Prepare yourself for potential challenges. As Lou Barnes, a seasoned mortgage loan officer from Colorado, suggests, be ready to question and challenge your own assumptions, even if they are off-base. Just like consulting a mechanic, sometimes the expert’s advice can lead to better outcomes, even if you disagree initially.
To streamline the process, gather essential loan information beforehand, including your current mortgage interest rate, outstanding balance, monthly payment amount, and the breakdown of principal, interest, taxes, and insurance.
Below is a list of common refinancing scenarios and how to discuss them with a lender.
Lowering the Monthly Payment
A straightforward refinance, known as a rate and term refi, involves replacing your current mortgage with a lower-rate loan of the same term.
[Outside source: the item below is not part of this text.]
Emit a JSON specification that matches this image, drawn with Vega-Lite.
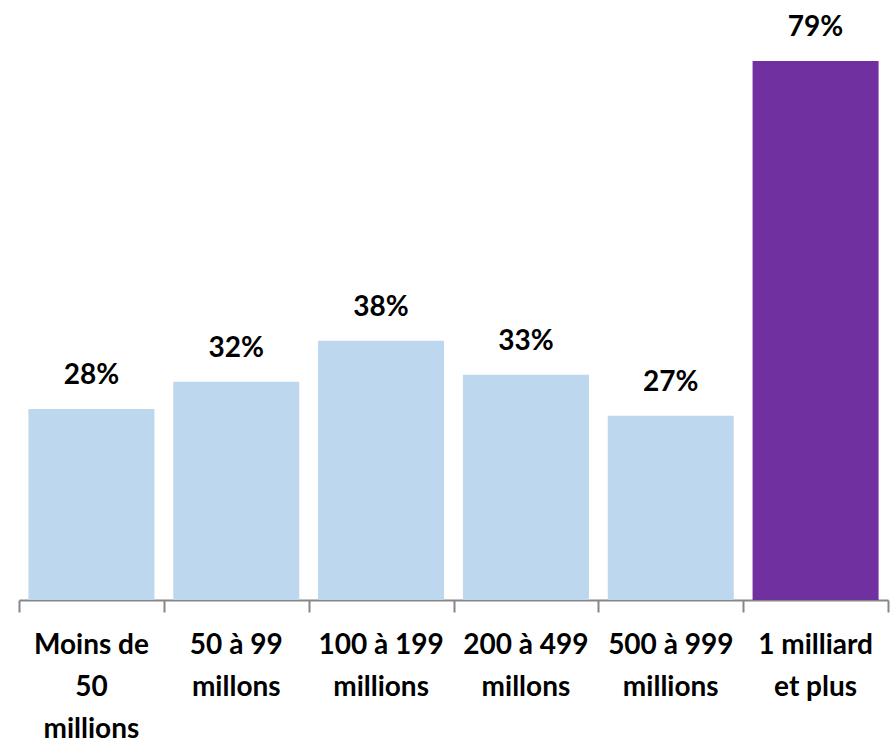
{
  "$schema": "https://vega.github.io/schema/vega-lite/v6.json",
  "width": 869,
  "height": 539,
  "autosize": {"type": "none"},
  "padding": {"left": 19, "top": 61, "right": 7, "bottom": 143},
  "background": "white",
  "config": {"view": {"stroke": null}},
  "data": {
    "values": [
      {"cat": "Moins de 50 millions", "value": 0.28},
      {"cat": "50 à 99 millons", "value": 0.32},
      {"cat": "100 à 199 millions", "value": 0.38},
      {"cat": "200 à 499 millons", "value": 0.33},
      {"cat": "500 à 999 millions", "value": 0.27},
      {"cat": "1 milliard et plus", "value": 0.79}
    ]
  },
  "resolve": {"axis": {"x": "independent"}},
  "layer": [
    {
      "mark": {"type": "bar", "width": {"band": 0.87}},
      "encoding": {
        "x": {
          "field": "cat",
          "type": "nominal",
          "sort": null,
          "scale": {"paddingInner": 0, "paddingOuter": 0},
          "axis": {
            "orient": "bottom",
            "title": null,
            "labels": false,
            "tickBand": "extent",
            "domainColor": "#868686",
            "domainWidth": 2,
            "tickColor": "#868686",
            "tickWidth": 2,
            "tickSize": 12
          }
        },
        "y": {
          "field": "value",
          "type": "quantitative",
          "scale": {"domain": [0, 0.79], "nice": false, "zero": true},
          "axis": null
        },
        "color": {
          "condition": {"test": "datum.cat == '1 milliard et plus'", "value": "#7030A0"},
          "value": "#BDD7EE"
        }
      }
    },
    {
      "mark": {
        "type": "text",
        "baseline": "alphabetic",
        "dy": -25,
        "font": "Lato",
        "fontWeight": "bold",
        "fontSize": 28,
        "color": "#000000"
      },
      "encoding": {
        "x": {
          "field": "cat",
          "type": "nominal",
          "sort": null,
          "axis": {
            "orient": "bottom",
            "title": null,
            "labelAngle": 0,
            "domain": false,
            "ticks": false,
            "labelFont": "Lato",
            "labelFontWeight": "bold",
            "labelFontSize": 28,
            "labelColor": "#000000",
            "labelLineHeight": 42,
            "labelPadding": 31,
            "labelBaseline": "top",
            "labelLimit": 0,
            "labelExpr": "datum.label == 'Moins de 50 millions' ? ['Moins de', '50', 'millions'] : datum.label == '50 à 99 millons' ? ['50 à 99', 'millons'] : datum.label == '100 à 199 millions' ? ['100 à 199', 'millions'] : datum.label == '200 à 499 millons' ? ['200 à 499', 'millons'] : datum.label == '500 à 999 millions' ? ['500 à 999', 'millions'] : ['1 milliard', 'et plus']"
          }
        },
        "y": {
          "field": "value",
          "type": "quantitative",
          "scale": {"domain": [0, 0.79], "nice": false, "zero": true},
          "axis": null
        },
        "text": {"field": "value", "type": "quantitative", "format": ".0%"}
      }
    }
  ]
}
The primary objective of a rate-and-term refi is to decrease the monthly payment.
Sample sentence: “I am considering a rate-and-term refinance to reduce my monthly payment.”
The lender may inquire about how you plan to utilize the monthly savings. Will you pay off debts, save for retirement, or allocate the extra funds elsewhere? Additionally, they might ask if you prefer to maintain the original loan’s payoff date by slightly increasing your monthly payment.
If you wish to keep the original loan’s payoff date, you can say, “I would like to amortize the new loan to match the end date of the old loan.”
Accessing Cash by Refinancing
With a cash-out refinance, you borrow more than your current loan balance and receive the excess amount in cash. This money can be used for various purposes, such as paying off high-interest debts. The primary objective of a cash-out refi is to reduce your overall monthly debt obligations.
Sample sentence: “I am interested in a cash-out refinance to settle my medical debts.”
The lender may inquire about your strategy to avoid accumulating additional debts after the cash-out refinance.
Eliminating Mortgage Insurance
An FHA loan is a mortgage insured by the Federal Housing Administration. To stop paying FHA premiums, you typically need to build up at least 20% equity and refinance into a conventional mortgage.
For homeowners with conventional loans and private mortgage insurance (PMI), there are two options once you reach 20% equity: request PMI cancellation or refinance into a lower-rate loan without PMI to enjoy dual benefits.
Sample sentences: “I aim to refinance out of my FHA loan and secure a mortgage without mortgage insurance.” “I want to refinance for a lower rate and eliminate PMI simultaneously.”
Removing a Co-Borrower
In situations where both partners are listed on a mortgage, some may seek to remove one co-borrower’s name after a separation. This process involves refinancing the loan.
Sample sentence: “I plan to refinance to eliminate my ex-partner’s name from the mortgage.”
Transitioning Between Adjustable and Fixed Rates
An adjustable-rate mortgage starts with a low introductory rate for a set period, followed by periodic rate adjustments. Some borrowers opt to refinance into a fixed-rate mortgage to avoid fluctuating rates and ensure stable monthly payments.
Conversely, homeowners planning to sell within a few years may switch from a fixed-rate to an adjustable-rate loan to benefit from lower initial rates, intending to sell before any rate adjustments.
Sample sentences: “I am considering refinancing from an ARM to a fixed-rate mortgage.” “I wish to refinance into an ARM as I plan to sell the property in a few years.”
Adjusting the Loan Term
Some homeowners may consider refinancing from a 30-year to a 15-year loan to expedite mortgage repayment. This shift is known as shortening the loan term.
Refinancing into a 15-year mortgage can lead to significant interest savings over time, given the lower interest rates on such loans. However, the higher monthly payments associated with a 15-year term could strain your finances, impacting your ability to save for retirement.
If you are committed to paying off your mortgage sooner, the lender may suggest increasing your monthly payments instead of opting for a 15-year loan.
Sample sentence: “I am contemplating reducing my loan term. Can you walk me through the advantages and disadvantages?”